At a moment when contemporary urbanism increasingly favours enclosed spaces, gated isolation and sanitised commercial environments, Gawalmandi offers another imagination of the city: porous, improvised, participatory and profoundly human. It reminds us that Lahore’s soul has always resided as much in its neighbourhoods as in its monuments — in the shared table, the crowded street, the overheard conversation and the layered coexistence of memory and modernity. To preserve Gawalmandi, therefore, is not merely to conserve a historic quarter. It is to protect a way of inhabiting the city itself.
In recent years, however, new trends have begun reshaping the social and spatial dynamics of the vicinity. The expansion of café culture, boutique eateries and digitally marketed “heritage experiences” has gradually altered the economic ecology of the neighbourhood. Social media platforms increasingly mediate how Gawalmandi is consumed and represented, turning certain streets and food vendors into curated visual symbols of Lahore’s cultural identity. Simultaneously, rising commercial rents and intensified tourism pressure have created anxieties among long-term residents about displacement and the erosion of older community structures. Conservation debates now increasingly revolve around sustainability, pedestrianisation, environmental management and the balance between heritage preservation and commercial profitability.
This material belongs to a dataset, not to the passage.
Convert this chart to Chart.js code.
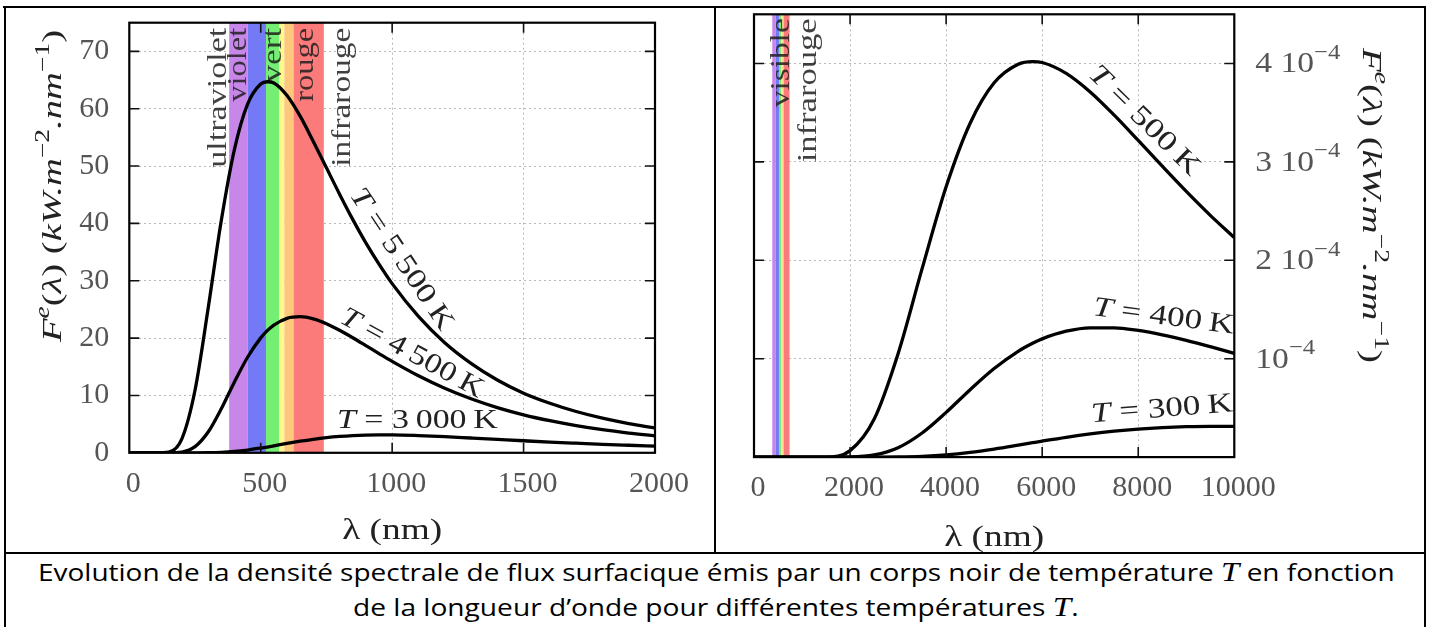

Younger entrepreneurs are also introducing hybrid culinary experiments that blend traditional Lahori cuisine with contemporary presentation and global food aesthetics, reflecting broader shifts in urban middle-class consumption. These developments suggest that Gawalmandi is entering yet another phase of transformation — one in which questions of heritage, technology, commercialisation and public life will continue to define the future of one of Lahore’s most historically significant neighbourhoods.